__Data listing__
● ● ● ● ● ● ●
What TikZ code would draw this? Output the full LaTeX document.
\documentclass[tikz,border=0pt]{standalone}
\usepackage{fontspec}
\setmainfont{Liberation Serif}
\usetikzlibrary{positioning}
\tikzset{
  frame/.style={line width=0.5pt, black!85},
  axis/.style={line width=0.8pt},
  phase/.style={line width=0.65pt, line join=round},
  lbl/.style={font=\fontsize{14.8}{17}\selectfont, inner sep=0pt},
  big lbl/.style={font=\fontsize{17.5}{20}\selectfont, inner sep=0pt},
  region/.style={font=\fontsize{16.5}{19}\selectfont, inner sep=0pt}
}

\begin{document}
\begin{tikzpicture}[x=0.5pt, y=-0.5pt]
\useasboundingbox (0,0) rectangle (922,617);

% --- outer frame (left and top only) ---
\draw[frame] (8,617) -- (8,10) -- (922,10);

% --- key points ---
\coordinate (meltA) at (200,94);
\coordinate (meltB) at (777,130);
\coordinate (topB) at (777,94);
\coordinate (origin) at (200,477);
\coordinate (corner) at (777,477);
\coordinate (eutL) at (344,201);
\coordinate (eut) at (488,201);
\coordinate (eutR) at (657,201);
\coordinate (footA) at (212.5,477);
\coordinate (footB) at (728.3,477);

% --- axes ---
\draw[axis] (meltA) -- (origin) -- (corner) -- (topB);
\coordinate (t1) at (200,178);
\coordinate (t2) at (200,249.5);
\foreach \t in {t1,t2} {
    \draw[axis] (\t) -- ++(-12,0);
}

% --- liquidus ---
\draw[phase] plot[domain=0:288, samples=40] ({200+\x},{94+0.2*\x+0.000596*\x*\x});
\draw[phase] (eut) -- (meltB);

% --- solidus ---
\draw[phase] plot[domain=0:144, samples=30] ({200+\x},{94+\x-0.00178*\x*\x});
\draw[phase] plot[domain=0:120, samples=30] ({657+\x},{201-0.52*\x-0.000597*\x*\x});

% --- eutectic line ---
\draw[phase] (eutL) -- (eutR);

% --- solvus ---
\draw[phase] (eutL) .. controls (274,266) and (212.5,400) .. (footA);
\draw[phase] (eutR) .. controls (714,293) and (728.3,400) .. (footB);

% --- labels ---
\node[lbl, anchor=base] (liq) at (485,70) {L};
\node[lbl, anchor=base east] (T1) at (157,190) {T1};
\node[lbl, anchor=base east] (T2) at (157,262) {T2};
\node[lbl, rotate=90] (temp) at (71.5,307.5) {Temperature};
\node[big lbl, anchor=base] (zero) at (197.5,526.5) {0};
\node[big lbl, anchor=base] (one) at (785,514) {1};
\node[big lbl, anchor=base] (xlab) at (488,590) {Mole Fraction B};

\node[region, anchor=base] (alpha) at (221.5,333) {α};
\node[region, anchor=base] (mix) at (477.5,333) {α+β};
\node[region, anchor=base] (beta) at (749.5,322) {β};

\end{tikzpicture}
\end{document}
● ● ● ● ● ● ●
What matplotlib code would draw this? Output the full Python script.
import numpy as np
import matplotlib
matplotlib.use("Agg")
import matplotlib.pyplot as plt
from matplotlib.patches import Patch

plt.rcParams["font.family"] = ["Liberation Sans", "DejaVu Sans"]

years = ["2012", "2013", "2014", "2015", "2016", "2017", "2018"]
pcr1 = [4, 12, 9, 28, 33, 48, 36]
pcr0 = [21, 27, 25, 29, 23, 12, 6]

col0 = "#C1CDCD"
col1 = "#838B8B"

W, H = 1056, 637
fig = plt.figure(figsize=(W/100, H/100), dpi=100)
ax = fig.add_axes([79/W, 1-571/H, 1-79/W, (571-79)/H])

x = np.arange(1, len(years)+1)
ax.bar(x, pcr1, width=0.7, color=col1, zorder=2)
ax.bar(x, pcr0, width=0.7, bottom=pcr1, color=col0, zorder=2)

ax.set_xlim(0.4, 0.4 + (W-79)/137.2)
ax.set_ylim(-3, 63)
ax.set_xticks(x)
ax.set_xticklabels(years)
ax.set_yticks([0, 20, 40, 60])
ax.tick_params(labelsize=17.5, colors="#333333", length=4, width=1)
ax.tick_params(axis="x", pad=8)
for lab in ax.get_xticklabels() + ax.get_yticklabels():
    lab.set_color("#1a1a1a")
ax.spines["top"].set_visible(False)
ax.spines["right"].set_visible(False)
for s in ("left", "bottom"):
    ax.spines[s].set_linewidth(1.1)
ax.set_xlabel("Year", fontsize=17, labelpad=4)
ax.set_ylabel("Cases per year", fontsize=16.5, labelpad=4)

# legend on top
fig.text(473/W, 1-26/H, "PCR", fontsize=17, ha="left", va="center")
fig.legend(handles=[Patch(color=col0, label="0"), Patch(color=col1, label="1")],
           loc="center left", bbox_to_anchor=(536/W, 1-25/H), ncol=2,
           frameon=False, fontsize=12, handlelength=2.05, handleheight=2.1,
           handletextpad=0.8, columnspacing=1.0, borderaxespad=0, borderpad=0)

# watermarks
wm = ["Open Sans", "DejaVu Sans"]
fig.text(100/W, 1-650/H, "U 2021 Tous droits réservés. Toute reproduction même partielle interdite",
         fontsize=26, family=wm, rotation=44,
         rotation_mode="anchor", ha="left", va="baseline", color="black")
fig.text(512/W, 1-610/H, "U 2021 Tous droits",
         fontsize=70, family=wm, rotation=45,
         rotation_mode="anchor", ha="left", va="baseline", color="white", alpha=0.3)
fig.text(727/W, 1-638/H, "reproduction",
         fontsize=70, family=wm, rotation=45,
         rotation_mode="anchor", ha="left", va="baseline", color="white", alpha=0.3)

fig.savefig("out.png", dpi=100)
● ● ● ● ● ● ●
__Exercise directions__
Copy all lines from the data that hold the word "What".

__Solution for this task__
What TikZ code would draw this? Output the full LaTeX document.
What matplotlib code would draw this? Output the full Python script.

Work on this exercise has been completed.